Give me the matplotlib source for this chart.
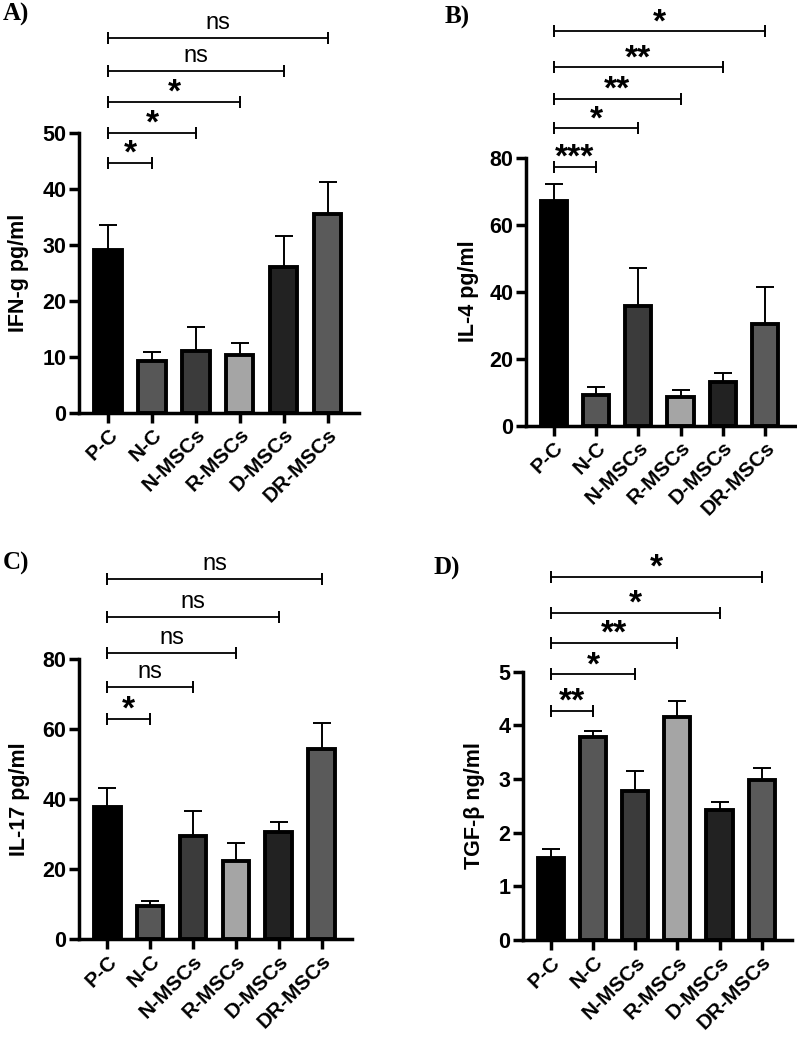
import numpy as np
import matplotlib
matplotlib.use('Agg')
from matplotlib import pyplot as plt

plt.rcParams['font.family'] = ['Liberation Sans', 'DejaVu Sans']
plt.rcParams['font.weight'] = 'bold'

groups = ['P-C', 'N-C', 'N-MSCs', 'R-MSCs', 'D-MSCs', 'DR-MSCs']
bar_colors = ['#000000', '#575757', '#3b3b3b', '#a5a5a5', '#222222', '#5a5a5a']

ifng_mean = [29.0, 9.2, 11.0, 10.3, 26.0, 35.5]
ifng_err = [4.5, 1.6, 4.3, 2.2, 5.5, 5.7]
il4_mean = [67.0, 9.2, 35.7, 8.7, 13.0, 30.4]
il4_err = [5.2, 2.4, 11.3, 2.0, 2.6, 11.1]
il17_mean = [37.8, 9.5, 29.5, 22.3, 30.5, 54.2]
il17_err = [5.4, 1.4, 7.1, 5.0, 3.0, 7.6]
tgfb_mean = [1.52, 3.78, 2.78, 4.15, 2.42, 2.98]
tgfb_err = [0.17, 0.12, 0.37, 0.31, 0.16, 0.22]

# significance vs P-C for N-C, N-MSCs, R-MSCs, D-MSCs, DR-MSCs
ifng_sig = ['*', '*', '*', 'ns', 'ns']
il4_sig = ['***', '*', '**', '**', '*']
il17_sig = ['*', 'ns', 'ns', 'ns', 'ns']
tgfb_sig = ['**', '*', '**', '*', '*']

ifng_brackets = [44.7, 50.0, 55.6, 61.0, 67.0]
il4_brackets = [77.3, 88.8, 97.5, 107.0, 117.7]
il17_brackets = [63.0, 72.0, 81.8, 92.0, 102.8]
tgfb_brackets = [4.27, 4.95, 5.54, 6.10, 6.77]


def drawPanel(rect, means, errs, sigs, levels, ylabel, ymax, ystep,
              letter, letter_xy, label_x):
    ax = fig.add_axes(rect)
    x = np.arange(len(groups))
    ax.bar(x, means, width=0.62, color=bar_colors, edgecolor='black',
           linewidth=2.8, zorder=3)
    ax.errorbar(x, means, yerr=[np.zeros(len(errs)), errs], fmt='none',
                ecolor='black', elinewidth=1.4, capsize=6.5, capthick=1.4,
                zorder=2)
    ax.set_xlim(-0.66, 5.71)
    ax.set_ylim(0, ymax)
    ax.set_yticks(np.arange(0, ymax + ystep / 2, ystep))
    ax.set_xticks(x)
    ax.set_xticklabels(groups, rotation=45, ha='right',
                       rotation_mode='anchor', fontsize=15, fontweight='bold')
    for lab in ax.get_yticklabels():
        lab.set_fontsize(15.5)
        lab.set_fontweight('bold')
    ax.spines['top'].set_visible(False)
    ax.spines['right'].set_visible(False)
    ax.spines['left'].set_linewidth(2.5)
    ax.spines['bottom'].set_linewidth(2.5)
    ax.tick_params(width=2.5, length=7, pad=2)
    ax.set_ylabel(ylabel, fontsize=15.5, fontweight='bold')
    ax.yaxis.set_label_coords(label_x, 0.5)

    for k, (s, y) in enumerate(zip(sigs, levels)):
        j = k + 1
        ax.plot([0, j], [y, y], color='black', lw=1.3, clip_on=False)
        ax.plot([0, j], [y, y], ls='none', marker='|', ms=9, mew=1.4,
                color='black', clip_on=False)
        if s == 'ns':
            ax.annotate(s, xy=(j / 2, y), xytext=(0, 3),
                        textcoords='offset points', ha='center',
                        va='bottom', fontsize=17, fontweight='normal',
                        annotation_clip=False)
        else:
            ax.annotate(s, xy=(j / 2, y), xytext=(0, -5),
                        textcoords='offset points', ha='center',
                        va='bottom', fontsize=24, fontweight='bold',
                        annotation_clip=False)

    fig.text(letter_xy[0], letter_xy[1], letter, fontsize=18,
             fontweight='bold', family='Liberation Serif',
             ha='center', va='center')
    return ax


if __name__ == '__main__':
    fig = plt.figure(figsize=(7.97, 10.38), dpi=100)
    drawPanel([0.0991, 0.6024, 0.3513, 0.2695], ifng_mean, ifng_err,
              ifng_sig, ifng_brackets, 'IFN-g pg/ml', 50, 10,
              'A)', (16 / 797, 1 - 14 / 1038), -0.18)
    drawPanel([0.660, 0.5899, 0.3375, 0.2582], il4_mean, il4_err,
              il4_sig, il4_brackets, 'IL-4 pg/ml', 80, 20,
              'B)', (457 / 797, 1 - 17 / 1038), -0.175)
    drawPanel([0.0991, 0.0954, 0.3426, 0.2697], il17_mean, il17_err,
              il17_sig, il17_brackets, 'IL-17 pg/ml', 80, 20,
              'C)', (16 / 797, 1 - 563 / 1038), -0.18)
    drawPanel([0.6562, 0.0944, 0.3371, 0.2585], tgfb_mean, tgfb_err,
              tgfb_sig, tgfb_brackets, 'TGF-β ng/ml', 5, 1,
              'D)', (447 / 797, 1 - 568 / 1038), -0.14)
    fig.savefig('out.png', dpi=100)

▸ **Requirements**
Set down the material exactly, every line of it, except for the pictures.

▸ **Solved problem**
Give me the matplotlib source for this chart.
import numpy as np
import matplotlib
matplotlib.use('Agg')
from matplotlib import pyplot as plt

plt.rcParams['font.family'] = ['Liberation Sans', 'DejaVu Sans']
plt.rcParams['font.weight'] = 'bold'

groups = ['P-C', 'N-C', 'N-MSCs', 'R-MSCs', 'D-MSCs', 'DR-MSCs']
bar_colors = ['#000000', '#575757', '#3b3b3b', '#a5a5a5', '#222222', '#5a5a5a']

ifng_mean = [29.0, 9.2, 11.0, 10.3, 26.0, 35.5]
ifng_err = [4.5, 1.6, 4.3, 2.2, 5.5, 5.7]
il4_mean = [67.0, 9.2, 35.7, 8.7, 13.0, 30.4]
il4_err = [5.2, 2.4, 11.3, 2.0, 2.6, 11.1]
il17_mean = [37.8, 9.5, 29.5, 22.3, 30.5, 54.2]
il17_err = [5.4, 1.4, 7.1, 5.0, 3.0, 7.6]
tgfb_mean = [1.52, 3.78, 2.78, 4.15, 2.42, 2.98]
tgfb_err = [0.17, 0.12, 0.37, 0.31, 0.16, 0.22]

# significance vs P-C for N-C, N-MSCs, R-MSCs, D-MSCs, DR-MSCs
ifng_sig = ['*', '*', '*', 'ns', 'ns']
il4_sig = ['***', '*', '**', '**', '*']
il17_sig = ['*', 'ns', 'ns', 'ns', 'ns']
tgfb_sig = ['**', '*', '**', '*', '*']

ifng_brackets = [44.7, 50.0, 55.6, 61.0, 67.0]
il4_brackets = [77.3, 88.8, 97.5, 107.0, 117.7]
il17_brackets = [63.0, 72.0, 81.8, 92.0, 102.8]
tgfb_brackets = [4.27, 4.95, 5.54, 6.10, 6.77]


def drawPanel(rect, means, errs, sigs, levels, ylabel, ymax, ystep,
              letter, letter_xy, label_x):
    ax = fig.add_axes(rect)
    x = np.arange(len(groups))
    ax.bar(x, means, width=0.62, color=bar_colors, edgecolor='black',
           linewidth=2.8, zorder=3)
    ax.errorbar(x, means, yerr=[np.zeros(len(errs)), errs], fmt='none',
                ecolor='black', elinewidth=1.4, capsize=6.5, capthick=1.4,
                zorder=2)
    ax.set_xlim(-0.66, 5.71)
    ax.set_ylim(0, ymax)
    ax.set_yticks(np.arange(0, ymax + ystep / 2, ystep))
    ax.set_xticks(x)
    ax.set_xticklabels(groups, rotation=45, ha='right',
                       rotation_mode='anchor', fontsize=15, fontweight='bold')
    for lab in ax.get_yticklabels():
        lab.set_fontsize(15.5)
        lab.set_fontweight('bold')
    ax.spines['top'].set_visible(False)
    ax.spines['right'].set_visible(False)
    ax.spines['left'].set_linewidth(2.5)
    ax.spines['bottom'].set_linewidth(2.5)
    ax.tick_params(width=2.5, length=7, pad=2)
    ax.set_ylabel(ylabel, fontsize=15.5, fontweight='bold')
    ax.yaxis.set_label_coords(label_x, 0.5)

    for k, (s, y) in enumerate(zip(sigs, levels)):
        j = k + 1
        ax.plot([0, j], [y, y], color='black', lw=1.3, clip_on=False)
        ax.plot([0, j], [y, y], ls='none', marker='|', ms=9, mew=1.4,
                color='black', clip_on=False)
        if s == 'ns':
            ax.annotate(s, xy=(j / 2, y), xytext=(0, 3),
                        textcoords='offset points', ha='center',
                        va='bottom', fontsize=17, fontweight='normal',
                        annotation_clip=False)
        else:
            ax.annotate(s, xy=(j / 2, y), xytext=(0, -5),
                        textcoords='offset points', ha='center',
                        va='bottom', fontsize=24, fontweight='bold',
                        annotation_clip=False)

    fig.text(letter_xy[0], letter_xy[1], letter, fontsize=18,
             fontweight='bold', family='Liberation Serif',
             ha='center', va='center')
    return ax


if __name__ == '__main__':
    fig = plt.figure(figsize=(7.97, 10.38), dpi=100)
    drawPanel([0.0991, 0.6024, 0.3513, 0.2695], ifng_mean, ifng_err,
              ifng_sig, ifng_brackets, 'IFN-g pg/ml', 50, 10,
              'A)', (16 / 797, 1 - 14 / 1038), -0.18)
    drawPanel([0.660, 0.5899, 0.3375, 0.2582], il4_mean, il4_err,
              il4_sig, il4_brackets, 'IL-4 pg/ml', 80, 20,
              'B)', (457 / 797, 1 - 17 / 1038), -0.175)
    drawPanel([0.0991, 0.0954, 0.3426, 0.2697], il17_mean, il17_err,
              il17_sig, il17_brackets, 'IL-17 pg/ml', 80, 20,
              'C)', (16 / 797, 1 - 563 / 1038), -0.18)
    drawPanel([0.6562, 0.0944, 0.3371, 0.2585], tgfb_mean, tgfb_err,
              tgfb_sig, tgfb_brackets, 'TGF-β ng/ml', 5, 1,
              'D)', (447 / 797, 1 - 568 / 1038), -0.14)
    fig.savefig('out.png', dpi=100)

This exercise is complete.